Standing quietly by, occasionally flashing a broad smile or answering a student’s question, was Jimenez’s older brother Roberto — “my second father” in the author’s words — the first of six Jimenez children and the only one apart from Francisco to have been born in Mexico.
After crossing the border, the Jimenez family followed the harvest through California, picking cotton and fruit and living in barracks, tents and sheds. When each crop was in, the family packed their few belongings into “La Carcachita,” their old jalopy, and moved on — all too often, just as soon as young Francisco had begun to make new friends and catch up in school.
“We didn’t have any stability. We didn’t have any permanence — just like cardboard boxes,” Jimenez told an attentive crowd of 400 at Redwood Middle School Oct.12.
“The Circuit” ends during his own middle-school years, when the two boys and their mother were deported. They were able to immigrate legally afterward, but the family still lived in poverty while working stoop-labor jobs.
Education was the only way out of the cycle, Jimenez realized. “Breaking Through” — this year’s Napa Valley Reads selection — traces his journey through high school, as he and his brother continued to work full-time to support their family.
To overcome his trouble with English, Jimenez carried a little notebook — librito — to help him memorize words and phrases. At work as a janitor in the evenings, he studied poems he’d copied onto index cards and taped to the handle of his broom.
“Frankie” also worked hard to fit in with his schoolmates, “attempting to reconcile my Mexican culture with my very new American culture.” That included singing at class talent shows, making friends and successfully running for student body president.
With the help of teachers and counselors, Jimenez was accepted to college with financial aid; today he’s a professor of modern languages and director of ethnic studies at Santa Clara University, an award-winning author, and a sought-after speaker despite his modest stage presence. Students find his story riveting — and for educators, Jimenez is a superstar.

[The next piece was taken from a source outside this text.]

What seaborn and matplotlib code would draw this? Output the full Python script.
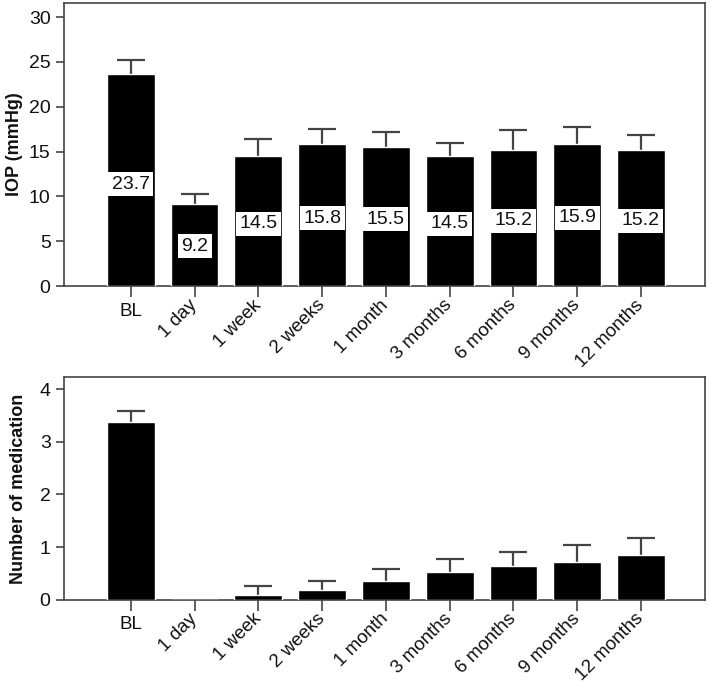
import numpy as np
import pandas as pd
import matplotlib
matplotlib.use("Agg")
import matplotlib.pyplot as plt
import seaborn as sns

timepoints = ["BL", "1 day", "1 week", "2 weeks", "1 month",
              "3 months", "6 months", "9 months", "12 months"]
iop_mean = [23.7, 9.2, 14.5, 15.8, 15.5, 14.5, 15.2, 15.9, 15.2]
iop_sd = [1.5, 1.1, 1.9, 1.7, 1.7, 1.5, 2.2, 1.8, 1.7]
med_mean = [3.37, 0.0, 0.08, 0.19, 0.35, 0.52, 0.64, 0.72, 0.85]
med_sd = [0.21, 0.0, 0.18, 0.17, 0.24, 0.25, 0.27, 0.32, 0.33]

sns.set_style("ticks")
plt.rcParams["font.family"] = ["Liberation Sans", "DejaVu Sans"]
plt.rcParams["font.size"] = 12

df = pd.DataFrame({"time": timepoints, "iop": iop_mean, "iop_sd": iop_sd,
                   "med": med_mean, "med_sd": med_sd})

fig = plt.figure(figsize=(7.09, 6.86), dpi=100)
ax1 = fig.add_axes([0.090, 0.583, 0.904, 0.413])
ax2 = fig.add_axes([0.090, 0.126, 0.904, 0.324])

edge = "#444444"


def draw(ax, col, sdcol, ylim, yticks, ylabel):
    sns.barplot(data=df, x="time", y=col, color="black", width=0.75,
                saturation=1, ax=ax, zorder=3)
    sub = df[df[sdcol] > 0]
    pos = [timepoints.index(t) for t in sub["time"]]
    # symmetric bars drawn behind the black bars, so only the upper half shows
    ax.errorbar(pos, sub[col], yerr=sub[sdcol],
                fmt="none", ecolor=edge, elinewidth=1.6, capsize=10,
                capthick=1.6, zorder=1)
    ax.set_xlim(-1.05, 9.0)
    ax.set_ylim(*ylim)
    ax.set_yticks(yticks)
    ax.set_xlabel("")
    ax.set_ylabel(ylabel, fontweight="bold", fontsize=13, color="#111111")
    for s in ax.spines.values():
        s.set_color(edge)
        s.set_linewidth(1.2)
    ax.tick_params(axis="y", length=6, width=1.2, color=edge, labelsize=14,
                   labelcolor="#111111")
    ax.tick_params(axis="x", length=8, width=1.2, color=edge, labelsize=13.5,
                   labelcolor="#111111", pad=4)
    ax.set_xticks(range(len(timepoints)))
    labels = ax.set_xticklabels(timepoints)
    for i, lab in enumerate(labels):
        if i == 0:
            lab.set_rotation(0)
            lab.set_ha("center")
        else:
            lab.set_rotation(45)
            lab.set_ha("right")
            lab.set_va("center")
            lab.set_rotation_mode("anchor")


draw(ax1, "iop", "iop_sd", (0, 31.6), range(0, 31, 5), "IOP (mmHg)")
draw(ax2, "med", "med_sd", (0, 4.23), range(0, 5), "Number of medication")

for i, v in enumerate(iop_mean):
    ax1.text(i, v * 0.48, f"{v:.1f}", ha="center", va="center", fontsize=14,
             color="#111111", zorder=5,
             bbox=dict(facecolor="white", edgecolor="none", pad=2.5))

ax1.yaxis.set_label_coords(-0.063, 0.5)
ax2.yaxis.set_label_coords(-0.058, 0.5)

fig.savefig("out.png", dpi=100)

“His message to the kids couldn’t be better if every teacher in Napa got together on a committee and we wrote it,” Nemko said. “School is the way that you achieve the good life.”
“All work is noble”
Jimenez had another message for the kids in Napa, and he emphasized it in English at Redwood Middle School and in Spanish at the Napa High School library next day.
“All work is noble,” he told the Redwood students. “All work is valuable.”
But, Jimenez continued, education allows a choice his parents never had. Even though both were highly intelligent, he said, they were uneducated and had to accept the work they could get.
Two generations later, there are four teachers among Roberto and Francisco’s seven children.
Lauren Robinson, a 17-year-old Napa High senior who attended the Spanish-language session on Friday, said afterward that she found Jimenez “very inspiring.”
“I think it’s very important that people understand there is a lot of dignity in working for your family, for those that you love,” Robinson said.
Robinson, who said she dreams in Spanish, had little difficulty following Jimenez as he spoke. For 16-year-old junior Sam Jackson, the experience was more akin to Jimenez’s own early years in school:
“I understood less than half,” Jackson said. But, he added, hearing Jimenez was a valuable enough experience that he’d skipped a band lunch to attend.
The Jimenez brothers’ tour also included Shearer Charter School, Harvest, Robert Louis Stevenson and Silverado middle schools, and Liberty and Chamberlain high schools, along with a packed evening appearance at the Napa City-County Library and a Hispanic Network reception.